Copy verbatim the material from its first line to the line that holds "var plotLeft = 31, plotRight", including that line.

===

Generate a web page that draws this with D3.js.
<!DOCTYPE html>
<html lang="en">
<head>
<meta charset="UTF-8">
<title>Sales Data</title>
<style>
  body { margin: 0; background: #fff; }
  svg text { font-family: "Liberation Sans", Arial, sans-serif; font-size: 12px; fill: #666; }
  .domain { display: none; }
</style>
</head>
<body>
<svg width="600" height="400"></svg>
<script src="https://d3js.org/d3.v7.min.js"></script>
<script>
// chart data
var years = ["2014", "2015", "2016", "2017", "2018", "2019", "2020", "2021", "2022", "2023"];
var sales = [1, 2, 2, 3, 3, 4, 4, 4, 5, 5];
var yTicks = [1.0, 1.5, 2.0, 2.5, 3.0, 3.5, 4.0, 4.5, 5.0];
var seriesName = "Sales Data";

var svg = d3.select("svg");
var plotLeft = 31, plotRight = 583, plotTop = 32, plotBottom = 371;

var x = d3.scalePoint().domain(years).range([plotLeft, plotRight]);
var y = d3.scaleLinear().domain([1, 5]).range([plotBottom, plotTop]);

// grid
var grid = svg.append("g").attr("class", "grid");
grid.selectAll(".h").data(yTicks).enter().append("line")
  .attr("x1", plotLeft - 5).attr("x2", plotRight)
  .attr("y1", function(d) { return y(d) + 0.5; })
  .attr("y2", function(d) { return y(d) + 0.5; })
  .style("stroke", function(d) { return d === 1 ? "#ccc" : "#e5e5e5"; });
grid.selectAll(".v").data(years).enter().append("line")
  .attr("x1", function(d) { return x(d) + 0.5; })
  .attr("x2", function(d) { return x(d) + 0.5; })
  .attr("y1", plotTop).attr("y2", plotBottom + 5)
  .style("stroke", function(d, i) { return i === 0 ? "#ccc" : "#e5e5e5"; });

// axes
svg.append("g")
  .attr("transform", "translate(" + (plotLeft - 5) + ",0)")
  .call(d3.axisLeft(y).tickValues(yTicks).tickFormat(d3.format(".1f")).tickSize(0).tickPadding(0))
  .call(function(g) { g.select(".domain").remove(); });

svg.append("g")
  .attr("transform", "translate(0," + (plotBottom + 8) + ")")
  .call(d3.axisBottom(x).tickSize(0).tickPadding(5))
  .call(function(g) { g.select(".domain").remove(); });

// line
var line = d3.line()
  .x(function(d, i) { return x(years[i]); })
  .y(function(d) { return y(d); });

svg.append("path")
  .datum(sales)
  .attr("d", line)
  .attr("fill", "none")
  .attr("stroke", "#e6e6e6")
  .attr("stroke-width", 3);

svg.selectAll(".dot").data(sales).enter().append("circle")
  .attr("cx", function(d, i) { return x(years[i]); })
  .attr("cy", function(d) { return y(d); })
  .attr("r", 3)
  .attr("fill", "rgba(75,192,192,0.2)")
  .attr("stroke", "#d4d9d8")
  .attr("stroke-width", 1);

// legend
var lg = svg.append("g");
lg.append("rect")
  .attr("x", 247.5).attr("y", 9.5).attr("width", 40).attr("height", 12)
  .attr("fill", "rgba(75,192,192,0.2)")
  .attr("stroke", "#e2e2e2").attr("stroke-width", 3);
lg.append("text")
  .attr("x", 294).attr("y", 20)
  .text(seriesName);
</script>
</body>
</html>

===

> [COMPLETED TASK]
Generate a web page that draws this with D3.js.
<!DOCTYPE html>
<html lang="en">
<head>
<meta charset="UTF-8">
<title>Sales Data</title>
<style>
  body { margin: 0; background: #fff; }
  svg text { font-family: "Liberation Sans", Arial, sans-serif; font-size: 12px; fill: #666; }
  .domain { display: none; }
</style>
</head>
<body>
<svg width="600" height="400"></svg>
<script src="https://d3js.org/d3.v7.min.js"></script>
<script>
// chart data
var years = ["2014", "2015", "2016", "2017", "2018", "2019", "2020", "2021", "2022", "2023"];
var sales = [1, 2, 2, 3, 3, 4, 4, 4, 5, 5];
var yTicks = [1.0, 1.5, 2.0, 2.5, 3.0, 3.5, 4.0, 4.5, 5.0];
var seriesName = "Sales Data";

var svg = d3.select("svg");
var plotLeft = 31, plotRight = 583, plotTop = 32, plotBottom = 371;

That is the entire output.